Which is all just to say that taking deficit reduction seriously doesn’t mean that you need to cut at all costs.
What it means is owning up to the fact that if the public’s top economic policy priority is reducing the cost of living, then when you’re setting your own economic policy priorities, you should put reducing the cost of living pretty high up there.
Any Democratic administration is going to want to make some efforts to raise tax revenue, and they are going to find that raising taxes is hard. There will not be enough revenue to cover everything that everyone wants the government to do. But if the thing that the public most wants is lower inflation and lower interest rates, then the way to deliver on that is to devote the lion’s share of new tax revenue to reducing the deficit.
In one frame of mind, this would be a huge bummer for Democrats who really want to spend a bunch of money on other things.
But I would encourage everyone to step outside themselves for a minute and ask how it looks to you when Donald Trump blows off the public’s desire for attention to the cost of living in order to pursue ideological projects. That’s bad, right? A big part of the point of economic policy is that you’re supposed to be making people’s lives better, making the economy work better for more people. The fact that the mechanism by which a progressive approach to deficit reduction leads to higher living standards is a bit wonky and boring doesn’t change the fact that addressing the public’s complaints about the economy is a really important and worthwhile task.
I would ask people who are passionate about more spending on priority X, Y, or Z that they think is very important to think about identifying less-important or less-effective programs that the government is already spending money on. Progressives have done a lot of good reporting on the many problems with Medicare Advantage, which the left doesn’t like because it’s a quasi-privatization of a beloved public program. So if it’s bad — cut it. That can be a deficit reducer or an offset for some better spending.
This is also where I think “abundance” comes down from the clouds and gets into reality. You actually can push inflation down below two percent without sparking a recession as long as the disinflation is driven by productivity growth rather than weak spending. Any unnecessary or inefficient regulation that you can take off the books helps with this.
Again, I hear the criticism that this is boring and that a political agenda needs to be sexier than this. But it is also literally the public’s number one top priority so how boring can it be exactly? Figuring out how to close the gap between the public’s intense interest in inflation and the cost of living and the slightly humdrum nature of the policies that would achieve this is an interesting problem.

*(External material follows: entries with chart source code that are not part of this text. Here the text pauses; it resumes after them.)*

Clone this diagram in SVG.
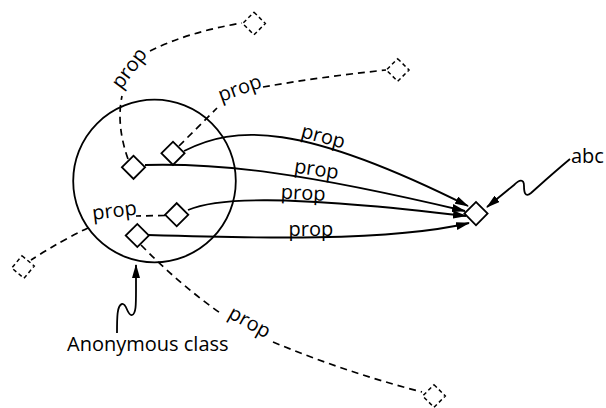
<svg xmlns="http://www.w3.org/2000/svg" width="606" height="408" viewBox="0 0 606 408">
<style>
.solid{fill:none;stroke:#000;stroke-width:1.8}
.dash{fill:none;stroke:#000;stroke-width:1.7;stroke-dasharray:7 5}
.node{fill:#fff;stroke:#000;stroke-width:1.8}
.ghost{fill:#fff;stroke:#000;stroke-width:1.5;stroke-dasharray:4 3}
.lbl{font-family:"Open Sans","Liberation Sans",sans-serif;font-size:20px;fill:#000}
</style>
<defs>
<marker id="ah" markerWidth="14" markerHeight="8" refX="13" refY="4" orient="auto" markerUnits="userSpaceOnUse">
<path d="M0,0 L14,4 L0,8 z" fill="#000"/>
</marker>
</defs>
<rect width="606" height="408" fill="#fff"/>
<g id="anonymous-class">
<circle class="solid" cx="154.5" cy="181" r="81.3"/>
</g>
<g id="connectors">
<path class="dash" d="M128,159 Q116,125 122,96"/>
<path class="dash" d="M150,51 Q188,32 242,23"/>
<path class="dash" d="M179,146 Q198,127 217,108"/>
<path class="dash" d="M263,87 Q320,77 386,70"/>
<path class="dash" d="M165,215.5 L136,216"/>
<path class="dash" d="M88,228 Q62,240 31,260"/>
<path class="dash" d="M141,245 Q180,285 223,315"/>
<path class="dash" d="M273,342 Q345,372 422,392"/>
<path class="solid" d="M184,151 C235,125 300,122 468,206" marker-end="url(#ah)"/>
<path class="solid" d="M145,165 C220,163 300,172 465,211" marker-end="url(#ah)"/>
<path class="solid" d="M188,210 C215,198 280,194 466,216" marker-end="url(#ah)"/>
<path class="solid" d="M148,235 C250,238 390,242 469,223" marker-end="url(#ah)"/>
<path class="solid" d="M570,159 C552,174 540,185 531,193 C525,198 524,192 524,186 C524,178 519,180 514,185 L487,207" marker-end="url(#ah)"/>
<path class="solid" d="M117,333 C117,318 117,305 122,304 C127,303 127,316 132,315 C136,314 136,305 136,290 L136,265" marker-end="url(#ah)"/>
<text class="lbl" transform="translate(121,90) rotate(-53)">prop</text>
<text class="lbl" transform="translate(221,102) rotate(-20)">prop</text>
<text class="lbl" transform="translate(300,137) rotate(15)">prop</text>
<text class="lbl" transform="translate(293.5,172.5) rotate(8.5)">prop</text>
<text class="lbl" transform="translate(280.5,198.5) rotate(3)">prop</text>
<text class="lbl" x="288.5" y="236">prop</text>
<text class="lbl" transform="translate(93,220) rotate(-7)">prop</text>
<text class="lbl" transform="translate(227,317) rotate(29)">prop</text>
</g>
<g id="node-a"><rect class="node" x="-8.2" y="-8.2" width="16.4" height="16.4" transform="translate(133.5,167.3) rotate(45)"/></g>
<g id="node-b"><rect class="node" x="-8.2" y="-8.2" width="16.4" height="16.4" transform="translate(173,153.3) rotate(45)"/></g>
<g id="node-c"><rect class="node" x="-8.2" y="-8.2" width="16.4" height="16.4" transform="translate(176.7,214.7) rotate(45)"/></g>
<g id="node-d"><rect class="node" x="-8.2" y="-8.2" width="16.4" height="16.4" transform="translate(137.3,235.5) rotate(45)"/></g>
<g id="node-target"><rect class="node" x="-8.2" y="-8.2" width="16.4" height="16.4" transform="translate(476,213.6) rotate(45)"/></g>
<g id="ghost-1"><rect class="ghost" x="-8" y="-8" width="16" height="16" transform="translate(254,23.5) rotate(45)"/></g>
<g id="ghost-2"><rect class="ghost" x="-8" y="-8" width="16" height="16" transform="translate(397.7,70) rotate(45)"/></g>
<g id="ghost-3"><rect class="ghost" x="-8" y="-8" width="16" height="16" transform="translate(23,267) rotate(40)"/></g>
<g id="ghost-4"><rect class="ghost" x="-8" y="-8" width="16" height="16" transform="translate(434,396) rotate(45)"/></g>
<g id="label-abc"><text class="lbl" x="571" y="163">abc</text></g>
<g id="label-anon"><text class="lbl" x="67" y="351">Anonymous class</text></g>
</svg>
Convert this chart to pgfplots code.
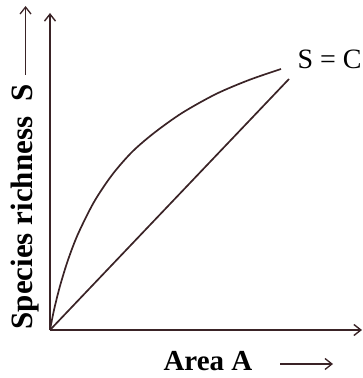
\documentclass[border=0pt]{standalone}
\usepackage{fontspec}
\setmainfont{Liberation Serif}
\usepackage{pgfplots}
\pgfplotsset{compat=1.18}
\usetikzlibrary{arrows.meta}
\definecolor{ink}{HTML}{3A2326}

\begin{document}
\begin{tikzpicture}
\useasboundingbox (-50pt,-48pt) rectangle (313pt,330pt);
\begin{axis}[
    at={(0pt,0pt)}, anchor=origin,
    x=1pt, y=1pt,
    xmin=0, xmax=312, ymin=0, ymax=317,
    enlargelimits=false,
    axis lines=left,
    axis line style={ink, line width=1.8pt,
      -{Straight Barb[length=7pt,width=11pt,line width=1.4pt]}},
    xtick=\empty, ytick=\empty,
    clip=false,
]
% S = C A^z, on a linear scale
\addplot[ink, line width=1.7pt, smooth] coordinates {
  (0,0)(4,20)(10,44)(18,70)(28,96)(44,128)(62,155)(82,178)
  (104,197)(132,217)(166,236)(199,250)(231,261)};
\addplot[ink, line width=1.7pt] coordinates {(0,0)(239,251)};
\end{axis}

% axis labels
\node[rotate=90, anchor=base west, font=\fontsize{31}{36}\bfseries\selectfont]
  (lab) at (-17pt,-3pt) {Species richness\hspace{0.5em}S};
\draw[ink, line width=1.5pt, -{Straight Barb[length=7pt,width=11pt,line width=1.3pt]}]
  ([yshift=6pt]lab.east) -- ([yshift=6pt]lab.east |- 0,318pt);
\node[anchor=base west, font=\fontsize{29}{34}\bfseries\selectfont]
  at (110pt,-40pt) {Area A};
\draw[ink, line width=1.5pt, -{Straight Barb[length=7pt,width=11pt,line width=1.3pt]}]
  (230pt,-34pt) -- (283pt,-34pt);
\node[anchor=base west, font=\fontsize{28}{32}\selectfont]
  at (244pt,261pt) {S = C};
\end{tikzpicture}
\end{document}
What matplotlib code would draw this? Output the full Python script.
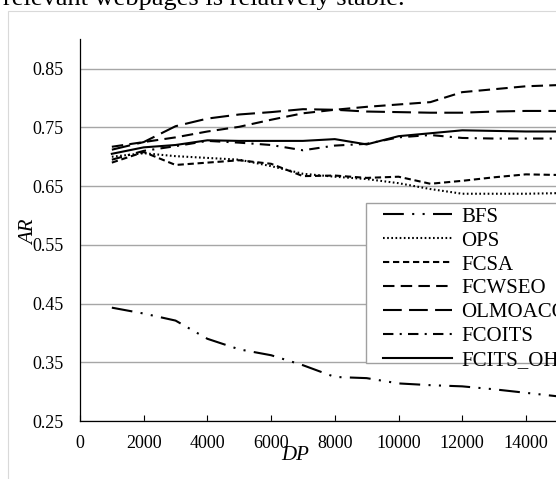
import numpy as np
import matplotlib.pyplot as plt
from matplotlib.patches import Rectangle

plt.rcParams['font.family'] = ['Liberation Serif', 'DejaVu Serif']

# data
dp = [1000, 2000, 3000, 4000, 5000, 6000, 7000, 8000,
      9000, 10000, 11000, 12000, 13000, 14000, 15000]
bfs = [0.443, 0.433, 0.421, 0.390, 0.372, 0.362, 0.345, 0.325,
       0.323, 0.314, 0.311, 0.309, 0.304, 0.298, 0.292]
ops = [0.700, 0.706, 0.701, 0.698, 0.695, 0.684, 0.671, 0.666,
       0.662, 0.655, 0.645, 0.637, 0.637, 0.637, 0.638]
fcsa = [0.690, 0.708, 0.686, 0.690, 0.694, 0.688, 0.667, 0.668,
        0.664, 0.666, 0.654, 0.659, 0.665, 0.670, 0.669]
fcwseo = [0.717, 0.725, 0.733, 0.743, 0.751, 0.763, 0.774, 0.780,
          0.785, 0.789, 0.793, 0.810, 0.815, 0.820, 0.822]
olmoaco = [0.712, 0.725, 0.752, 0.765, 0.772, 0.776, 0.781, 0.780,
           0.777, 0.776, 0.775, 0.775, 0.777, 0.778, 0.778]
fcoits = [0.695, 0.710, 0.718, 0.727, 0.724, 0.720, 0.711, 0.719,
          0.722, 0.733, 0.737, 0.732, 0.731, 0.731, 0.731]
fcits_oh = [0.705, 0.716, 0.720, 0.728, 0.727, 0.727, 0.727, 0.730,
            0.721, 0.735, 0.740, 0.745, 0.744, 0.743, 0.743]

names = ['BFS', 'OPS', 'FCSA', 'FCWSEO', 'OLMOACO', 'FCOITS', 'FCITS_OH']
series = [bfs, ops, fcsa, fcwseo, olmoaco, fcoits, fcits_oh]
styles = [(0, (10, 4, 1, 4, 1, 4)), (0, (0.8, 1.2)), (0, (3, 1.8)),
          (0, (5.5, 3)), (0, (9, 3.5)), (0, (5, 3, 1, 3)), '-']

W, H = 556, 479
fig = plt.figure(figsize=(W / 100, H / 100), dpi=100)

# frame of the embedded chart and the cut-off text line above it
fig.patches.append(Rectangle((7.5 / W, -0.1), 2, 1 - 11 / H + 0.1,
                             transform=fig.transFigure, fill=False,
                             edgecolor='#d9d9d9', lw=0.8))
fig.text(405 / W, 1 - 5 / H, 'relevant webpages is relatively stable.',
         ha='right', va='baseline', fontsize=19)

ax = fig.add_axes([80 / W, (H - 421) / H, 16000 * 0.03185 / W, (421 - 39.3) / H])
for y, name, ls in zip(series, names, styles):
    ax.plot(dp, y, color='black', lw=1.5, linestyle=ls, label=name)

ax.set_xlim(0, 16000)
ax.set_ylim(0.25, 0.90)
ax.set_xticks(np.arange(0, 16001, 2000))
ax.set_yticks([0.25, 0.35, 0.45, 0.55, 0.65, 0.75, 0.85])
ax.set_yticklabels(['0.25', '0.35', '0.45', '0.55', '0.65', '0.75', '0.85'])
ax.yaxis.grid(True, color='#a6a6a6', lw=1.0)
ax.set_axisbelow(True)
ax.tick_params(axis='x', direction='in', length=4, width=0.8, pad=10, labelsize=13)
ax.tick_params(axis='y', length=0, pad=12, labelsize=13)
for s in ['top', 'right']:
    ax.spines[s].set_visible(False)
for s in ['left', 'bottom']:
    ax.spines[s].set_linewidth(0.9)

fig.text(295 / W, 1 - 456 / H, 'DP', style='italic', fontsize=15, ha='center', va='center')
fig.text(30 / W, 1 - 232 / H, 'AR', style='italic', fontsize=15, rotation=90,
         ha='center', va='center')

# legend box drawn by hand, entries without frame
fig.patches.append(Rectangle((366 / W, 1 - 363 / H), 300 / W, 160 / H,
                             transform=fig.transFigure, fill=True, facecolor='white',
                             edgecolor='#a0a0a0', lw=1.0, zorder=3))
leg = fig.legend(loc='upper left', bbox_to_anchor=(383 / W, 1 - 207 / H),
                 frameon=False, fontsize=15, handlelength=3.3, handletextpad=0.45,
                 labelspacing=0.21, borderpad=0, borderaxespad=0)
leg.set_zorder(4)

fig.savefig('out.png', dpi=100)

But we’ve just seen Trump spend a full year trying to find a solution that doesn’t involve actually addressing the substance of the issue, and it doesn’t work.




I don’t think the problem is so much that it’s boring as much as that a normal person would have a hard time understanding how it addresses costs, especially the salient ones people complain about so much.
It’s really hard to connect the dots for people on this stuff and if we’re honest wages explain many of the most salient things (people post 2019 restaurant menus all the time)
I don’t think moving inflation from 2.7% to 1.7% would meaningfully change public opinion. When people complain about “affordability,” they’re not doing CPI arithmetic — they’re saying “I want more status.” Higher GDP growth would help, but a couple of percentage points spread over four years is thin gruel and much of status is relative.
The deeper problem is national malaise: we’ve lost even the pretense of shared purpose. Biden clinging to power as a dotard didn’t just hurt Democrats electorally; it ceded the moral high ground by signaling that in-group aggrandizement mattered more than renewal or honesty. In a society without shared purpose, people don’t rally around policy competence — they resent their betters. Envy hardens into politics, and performative outrage flourishes.